Transcribe the material exactly. Images do not belong in the copy.
————————
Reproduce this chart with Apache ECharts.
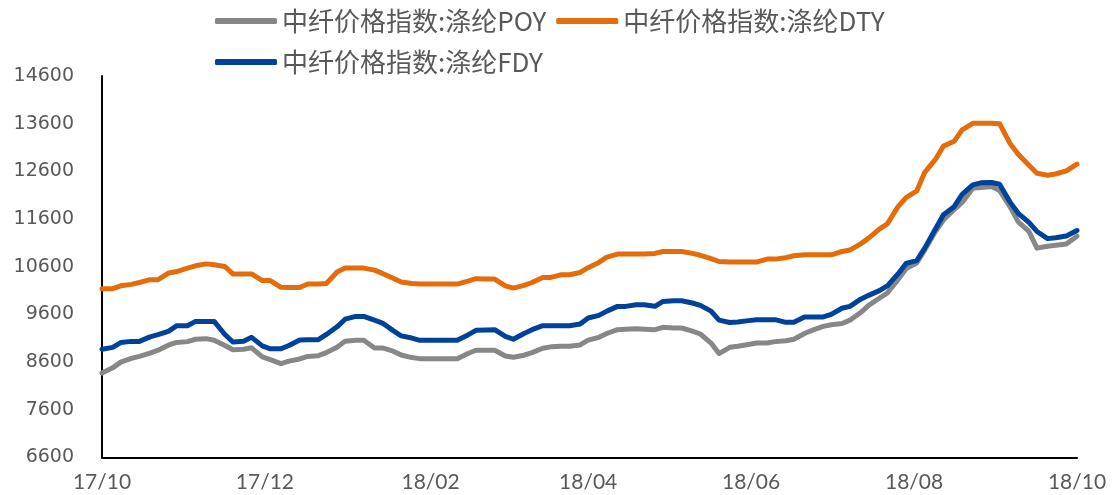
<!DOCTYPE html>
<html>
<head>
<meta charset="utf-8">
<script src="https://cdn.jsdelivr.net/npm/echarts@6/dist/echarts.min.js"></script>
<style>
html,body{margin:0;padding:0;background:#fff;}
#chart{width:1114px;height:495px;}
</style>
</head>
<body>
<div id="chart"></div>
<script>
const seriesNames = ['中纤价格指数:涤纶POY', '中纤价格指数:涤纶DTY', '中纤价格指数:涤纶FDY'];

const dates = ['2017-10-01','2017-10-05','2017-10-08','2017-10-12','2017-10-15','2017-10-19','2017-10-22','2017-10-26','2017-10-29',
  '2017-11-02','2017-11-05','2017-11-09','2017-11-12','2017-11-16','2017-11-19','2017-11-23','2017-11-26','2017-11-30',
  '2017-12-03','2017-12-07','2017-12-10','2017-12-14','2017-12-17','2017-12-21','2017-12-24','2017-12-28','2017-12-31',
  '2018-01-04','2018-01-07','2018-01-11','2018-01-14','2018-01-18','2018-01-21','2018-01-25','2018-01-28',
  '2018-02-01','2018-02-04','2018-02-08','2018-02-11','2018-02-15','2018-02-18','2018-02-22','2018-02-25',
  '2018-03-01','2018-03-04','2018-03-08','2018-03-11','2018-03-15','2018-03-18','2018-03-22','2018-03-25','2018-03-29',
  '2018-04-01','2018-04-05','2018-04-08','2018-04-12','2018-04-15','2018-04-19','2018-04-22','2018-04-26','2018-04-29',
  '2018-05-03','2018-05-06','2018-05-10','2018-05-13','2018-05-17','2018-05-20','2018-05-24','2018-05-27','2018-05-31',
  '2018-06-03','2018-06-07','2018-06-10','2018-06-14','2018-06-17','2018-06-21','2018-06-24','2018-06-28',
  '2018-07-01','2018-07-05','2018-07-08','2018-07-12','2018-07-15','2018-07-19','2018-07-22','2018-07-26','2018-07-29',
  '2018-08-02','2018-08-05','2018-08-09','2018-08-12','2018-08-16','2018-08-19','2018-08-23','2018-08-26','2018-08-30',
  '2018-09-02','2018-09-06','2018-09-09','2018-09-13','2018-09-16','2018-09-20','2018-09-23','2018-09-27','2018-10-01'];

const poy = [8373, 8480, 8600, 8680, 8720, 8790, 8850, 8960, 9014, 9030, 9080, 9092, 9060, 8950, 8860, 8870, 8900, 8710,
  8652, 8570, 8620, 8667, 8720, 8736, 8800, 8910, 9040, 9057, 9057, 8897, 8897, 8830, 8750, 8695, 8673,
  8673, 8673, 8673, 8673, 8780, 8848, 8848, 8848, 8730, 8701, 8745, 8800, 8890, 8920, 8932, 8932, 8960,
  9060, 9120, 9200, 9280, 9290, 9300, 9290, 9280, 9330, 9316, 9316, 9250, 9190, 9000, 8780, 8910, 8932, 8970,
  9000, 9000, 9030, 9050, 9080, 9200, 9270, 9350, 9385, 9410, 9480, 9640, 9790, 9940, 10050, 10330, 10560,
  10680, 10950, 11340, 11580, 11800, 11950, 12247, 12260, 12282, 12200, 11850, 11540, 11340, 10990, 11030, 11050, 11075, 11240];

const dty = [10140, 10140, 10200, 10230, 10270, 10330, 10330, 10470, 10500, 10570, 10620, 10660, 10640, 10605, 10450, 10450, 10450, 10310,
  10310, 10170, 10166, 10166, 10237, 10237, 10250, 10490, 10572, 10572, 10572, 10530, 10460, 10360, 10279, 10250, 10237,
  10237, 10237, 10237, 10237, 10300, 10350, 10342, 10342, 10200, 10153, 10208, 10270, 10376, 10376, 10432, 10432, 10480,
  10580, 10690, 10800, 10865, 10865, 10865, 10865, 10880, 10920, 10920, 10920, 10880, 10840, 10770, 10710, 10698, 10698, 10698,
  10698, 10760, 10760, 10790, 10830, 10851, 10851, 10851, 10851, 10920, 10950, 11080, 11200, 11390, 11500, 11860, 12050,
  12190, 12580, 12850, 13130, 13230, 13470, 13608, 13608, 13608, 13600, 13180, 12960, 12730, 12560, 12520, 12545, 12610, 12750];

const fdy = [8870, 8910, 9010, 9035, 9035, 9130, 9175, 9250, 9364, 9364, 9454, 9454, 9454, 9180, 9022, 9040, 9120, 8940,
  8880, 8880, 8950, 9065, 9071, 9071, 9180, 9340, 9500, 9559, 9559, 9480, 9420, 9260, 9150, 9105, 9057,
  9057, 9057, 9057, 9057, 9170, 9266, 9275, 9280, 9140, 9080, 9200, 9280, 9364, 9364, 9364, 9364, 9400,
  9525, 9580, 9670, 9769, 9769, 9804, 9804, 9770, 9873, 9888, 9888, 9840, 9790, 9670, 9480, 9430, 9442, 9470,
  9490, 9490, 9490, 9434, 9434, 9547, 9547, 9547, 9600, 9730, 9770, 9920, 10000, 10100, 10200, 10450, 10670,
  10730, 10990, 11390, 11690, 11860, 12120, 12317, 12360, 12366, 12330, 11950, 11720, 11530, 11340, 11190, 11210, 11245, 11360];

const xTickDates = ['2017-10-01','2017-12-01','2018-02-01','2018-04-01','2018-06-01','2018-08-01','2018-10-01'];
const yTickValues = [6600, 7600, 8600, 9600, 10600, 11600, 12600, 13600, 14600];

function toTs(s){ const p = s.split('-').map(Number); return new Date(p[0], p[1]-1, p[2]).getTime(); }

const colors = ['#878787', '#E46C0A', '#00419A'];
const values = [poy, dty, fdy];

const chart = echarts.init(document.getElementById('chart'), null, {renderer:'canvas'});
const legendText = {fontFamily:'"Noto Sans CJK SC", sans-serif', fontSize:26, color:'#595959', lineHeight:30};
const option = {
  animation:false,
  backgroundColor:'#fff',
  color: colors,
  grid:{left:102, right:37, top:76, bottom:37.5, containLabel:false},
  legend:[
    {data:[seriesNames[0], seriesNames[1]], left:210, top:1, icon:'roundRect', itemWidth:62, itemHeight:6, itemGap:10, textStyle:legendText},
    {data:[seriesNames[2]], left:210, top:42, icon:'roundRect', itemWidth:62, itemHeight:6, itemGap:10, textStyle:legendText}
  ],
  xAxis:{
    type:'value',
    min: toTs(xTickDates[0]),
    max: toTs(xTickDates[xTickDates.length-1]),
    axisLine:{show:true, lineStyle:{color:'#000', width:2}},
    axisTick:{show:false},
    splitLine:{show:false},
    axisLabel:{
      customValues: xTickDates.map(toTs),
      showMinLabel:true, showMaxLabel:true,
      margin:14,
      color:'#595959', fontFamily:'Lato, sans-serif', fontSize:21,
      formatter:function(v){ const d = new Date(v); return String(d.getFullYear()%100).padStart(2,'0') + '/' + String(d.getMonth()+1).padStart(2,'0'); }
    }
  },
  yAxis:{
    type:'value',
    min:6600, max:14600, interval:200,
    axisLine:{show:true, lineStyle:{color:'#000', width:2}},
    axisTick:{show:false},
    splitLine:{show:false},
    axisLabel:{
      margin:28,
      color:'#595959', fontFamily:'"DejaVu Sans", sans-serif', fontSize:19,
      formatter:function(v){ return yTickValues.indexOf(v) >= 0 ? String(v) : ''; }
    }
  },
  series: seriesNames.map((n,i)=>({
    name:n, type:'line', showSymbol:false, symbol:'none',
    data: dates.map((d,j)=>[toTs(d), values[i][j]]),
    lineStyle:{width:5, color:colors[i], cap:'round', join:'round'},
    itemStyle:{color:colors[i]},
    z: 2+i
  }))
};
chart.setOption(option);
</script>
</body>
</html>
————————
| FINAL ANSWER |
Reproduce this chart with Apache ECharts.
<!DOCTYPE html>
<html>
<head>
<meta charset="utf-8">
<script src="https://cdn.jsdelivr.net/npm/echarts@6/dist/echarts.min.js"></script>
<style>
html,body{margin:0;padding:0;background:#fff;}
#chart{width:1114px;height:495px;}
</style>
</head>
<body>
<div id="chart"></div>
<script>
const seriesNames = ['中纤价格指数:涤纶POY', '中纤价格指数:涤纶DTY', '中纤价格指数:涤纶FDY'];

const dates = ['2017-10-01','2017-10-05','2017-10-08','2017-10-12','2017-10-15','2017-10-19','2017-10-22','2017-10-26','2017-10-29',
  '2017-11-02','2017-11-05','2017-11-09','2017-11-12','2017-11-16','2017-11-19','2017-11-23','2017-11-26','2017-11-30',
  '2017-12-03','2017-12-07','2017-12-10','2017-12-14','2017-12-17','2017-12-21','2017-12-24','2017-12-28','2017-12-31',
  '2018-01-04','2018-01-07','2018-01-11','2018-01-14','2018-01-18','2018-01-21','2018-01-25','2018-01-28',
  '2018-02-01','2018-02-04','2018-02-08','2018-02-11','2018-02-15','2018-02-18','2018-02-22','2018-02-25',
  '2018-03-01','2018-03-04','2018-03-08','2018-03-11','2018-03-15','2018-03-18','2018-03-22','2018-03-25','2018-03-29',
  '2018-04-01','2018-04-05','2018-04-08','2018-04-12','2018-04-15','2018-04-19','2018-04-22','2018-04-26','2018-04-29',
  '2018-05-03','2018-05-06','2018-05-10','2018-05-13','2018-05-17','2018-05-20','2018-05-24','2018-05-27','2018-05-31',
  '2018-06-03','2018-06-07','2018-06-10','2018-06-14','2018-06-17','2018-06-21','2018-06-24','2018-06-28',
  '2018-07-01','2018-07-05','2018-07-08','2018-07-12','2018-07-15','2018-07-19','2018-07-22','2018-07-26','2018-07-29',
  '2018-08-02','2018-08-05','2018-08-09','2018-08-12','2018-08-16','2018-08-19','2018-08-23','2018-08-26','2018-08-30',
  '2018-09-02','2018-09-06','2018-09-09','2018-09-13','2018-09-16','2018-09-20','2018-09-23','2018-09-27','2018-10-01'];

const poy = [8373, 8480, 8600, 8680, 8720, 8790, 8850, 8960, 9014, 9030, 9080, 9092, 9060, 8950, 8860, 8870, 8900, 8710,
  8652, 8570, 8620, 8667, 8720, 8736, 8800, 8910, 9040, 9057, 9057, 8897, 8897, 8830, 8750, 8695, 8673,
  8673, 8673, 8673, 8673, 8780, 8848, 8848, 8848, 8730, 8701, 8745, 8800, 8890, 8920, 8932, 8932, 8960,
  9060, 9120, 9200, 9280, 9290, 9300, 9290, 9280, 9330, 9316, 9316, 9250, 9190, 9000, 8780, 8910, 8932, 8970,
  9000, 9000, 9030, 9050, 9080, 9200, 9270, 9350, 9385, 9410, 9480, 9640, 9790, 9940, 10050, 10330, 10560,
  10680, 10950, 11340, 11580, 11800, 11950, 12247, 12260, 12282, 12200, 11850, 11540, 11340, 10990, 11030, 11050, 11075, 11240];

const dty = [10140, 10140, 10200, 10230, 10270, 10330, 10330, 10470, 10500, 10570, 10620, 10660, 10640, 10605, 10450, 10450, 10450, 10310,
  10310, 10170, 10166, 10166, 10237, 10237, 10250, 10490, 10572, 10572, 10572, 10530, 10460, 10360, 10279, 10250, 10237,
  10237, 10237, 10237, 10237, 10300, 10350, 10342, 10342, 10200, 10153, 10208, 10270, 10376, 10376, 10432, 10432, 10480,
  10580, 10690, 10800, 10865, 10865, 10865, 10865, 10880, 10920, 10920, 10920, 10880, 10840, 10770, 10710, 10698, 10698, 10698,
  10698, 10760, 10760, 10790, 10830, 10851, 10851, 10851, 10851, 10920, 10950, 11080, 11200, 11390, 11500, 11860, 12050,
  12190, 12580, 12850, 13130, 13230, 13470, 13608, 13608, 13608, 13600, 13180, 12960, 12730, 12560, 12520, 12545, 12610, 12750];

const fdy = [8870, 8910, 9010, 9035, 9035, 9130, 9175, 9250, 9364, 9364, 9454, 9454, 9454, 9180, 9022, 9040, 9120, 8940,
  8880, 8880, 8950, 9065, 9071, 9071, 9180, 9340, 9500, 9559, 9559, 9480, 9420, 9260, 9150, 9105, 9057,
  9057, 9057, 9057, 9057, 9170, 9266, 9275, 9280, 9140, 9080, 9200, 9280, 9364, 9364, 9364, 9364, 9400,
  9525, 9580, 9670, 9769, 9769, 9804, 9804, 9770, 9873, 9888, 9888, 9840, 9790, 9670, 9480, 9430, 9442, 9470,
  9490, 9490, 9490, 9434, 9434, 9547, 9547, 9547, 9600, 9730, 9770, 9920, 10000, 10100, 10200, 10450, 10670,
  10730, 10990, 11390, 11690, 11860, 12120, 12317, 12360, 12366, 12330, 11950, 11720, 11530, 11340, 11190, 11210, 11245, 11360];

const xTickDates = ['2017-10-01','2017-12-01','2018-02-01','2018-04-01','2018-06-01','2018-08-01','2018-10-01'];
const yTickValues = [6600, 7600, 8600, 9600, 10600, 11600, 12600, 13600, 14600];

function toTs(s){ const p = s.split('-').map(Number); return new Date(p[0], p[1]-1, p[2]).getTime(); }

const colors = ['#878787', '#E46C0A', '#00419A'];
const values = [poy, dty, fdy];

const chart = echarts.init(document.getElementById('chart'), null, {renderer:'canvas'});
const legendText = {fontFamily:'"Noto Sans CJK SC", sans-serif', fontSize:26, color:'#595959', lineHeight:30};
const option = {
  animation:false,
  backgroundColor:'#fff',
  color: colors,
  grid:{left:102, right:37, top:76, bottom:37.5, containLabel:false},
  legend:[
    {data:[seriesNames[0], seriesNames[1]], left:210, top:1, icon:'roundRect', itemWidth:62, itemHeight:6, itemGap:10, textStyle:legendText},
    {data:[seriesNames[2]], left:210, top:42, icon:'roundRect', itemWidth:62, itemHeight:6, itemGap:10, textStyle:legendText}
  ],
  xAxis:{
    type:'value',
    min: toTs(xTickDates[0]),
    max: toTs(xTickDates[xTickDates.length-1]),
    axisLine:{show:true, lineStyle:{color:'#000', width:2}},
    axisTick:{show:false},
    splitLine:{show:false},
    axisLabel:{
      customValues: xTickDates.map(toTs),
      showMinLabel:true, showMaxLabel:true,
      margin:14,
      color:'#595959', fontFamily:'Lato, sans-serif', fontSize:21,
      formatter:function(v){ const d = new Date(v); return String(d.getFullYear()%100).padStart(2,'0') + '/' + String(d.getMonth()+1).padStart(2,'0'); }
    }
  },
  yAxis:{
    type:'value',
    min:6600, max:14600, interval:200,
    axisLine:{show:true, lineStyle:{color:'#000', width:2}},
    axisTick:{show:false},
    splitLine:{show:false},
    axisLabel:{
      margin:28,
      color:'#595959', fontFamily:'"DejaVu Sans", sans-serif', fontSize:19,
      formatter:function(v){ return yTickValues.indexOf(v) >= 0 ? String(v) : ''; }
    }
  },
  series: seriesNames.map((n,i)=>({
    name:n, type:'line', showSymbol:false, symbol:'none',
    data: dates.map((d,j)=>[toTs(d), values[i][j]]),
    lineStyle:{width:5, color:colors[i], cap:'round', join:'round'},
    itemStyle:{color:colors[i]},
    z: 2+i
  }))
};
chart.setOption(option);
</script>
</body>
</html>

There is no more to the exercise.